I’m new to Reddit but my little sister suggested I ask here. I’m 28F, my daughter is Cassie 11months & my husband is Alex 35. So basically it’s just what the title says.
I had Cassie and then returned to work (psychologist) as I could never be a SAHM. I’m actually French but live in the US. So when I returned at the 4month mark, as I had a difficult birth, we looked around to find a nanny to look after Cassie whilst myself and Alex were at work.
We saw a few girls but then one of Alex’s colleagues suggested his daughter who had dropped out of college. Let’s call her Liv 20f. Everything went well, admittedly I did notice her being quite attached to Cassie but I brushed it off as a good friendship between the two.
She also liked Alex, it was obvious she had a crush on him, always batting her lashes and giggling. I actually found it amusing as I’m confident in myself. He always laughed it off with me too.
But then on Thursday night, he asked me to do something on his phone whilst he bathed Cassie and I saw some pictures flash up from Liv.
When I looked at them they were obviously sexy n*des, she was wearing skimpy lingerie and in provocative poses. I looked back at the history and she had been sending these for a while.
As far as I can see Alex has never responded but obviously texts can be deleted. When I asked him he got defensive and told me to stop using my psychiatrist tricks on him ?.
I was not happy with his non answers and it ended up in a shouting match waking Cassie. So I got him a bag and threw him out. Told him he’s not welcome back until I have answers.
I’m considering taking Cassie back home to see my family in France for a little bit. His mother and friends have been blowing up my phone saying I’m being too harsh and they were harmless texts.
Nevertheless I feel disrespected and that doesn’t fly with me. Was I too harsh? Should I except his claims that he never responded?
Edit: not husband, fiance! Also I'm not taking Cassie to France. We will visit my family for a few weeks and Alex has given consent.
You are not wrong. Even if the very first nude text was unsolicited, he should have alerted you immediately and discussed with you what to do about it.
And his parents/family trying to minimize the bad behavior are just as complicit. Good to learn such things now, before marriage and many years together. I’d do exactly as OP has done. Because if he never owns up to the problem with his behavior, then that is irrefutable evidence as to what type of person he really is.
Not wrong. At the very least, he should have told her to stop, and also brought it to your attention.

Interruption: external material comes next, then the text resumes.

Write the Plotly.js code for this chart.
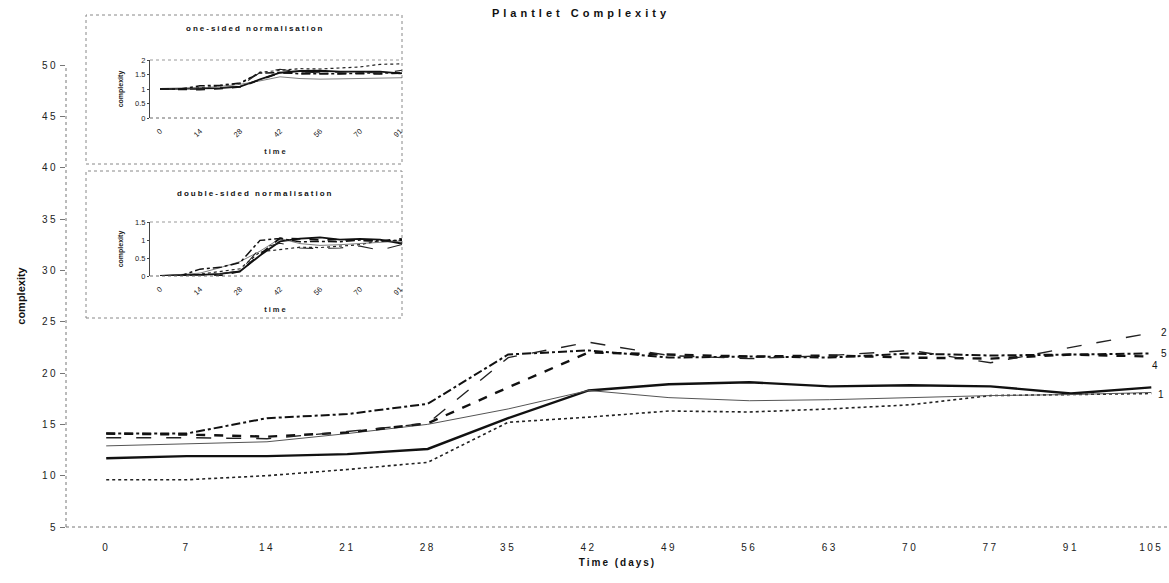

Tell his family to get screwed and you’ll let them know when he’ll freezes over and you want their input. Take your daughter and go visit your family for a few weeks. In fact, let him know that right now it’s a one way ticket until he decides to be honest. Also, talk to a lawyer so you can get custody arrangements started. Best of luck and shoot us an update.
The very first time she did that he should have showed it to you, and the two of you should have discussed what to do which should have included terminating her employment at your nanny.
Believe me. I've sent scathing messages of dismissal to her and her father.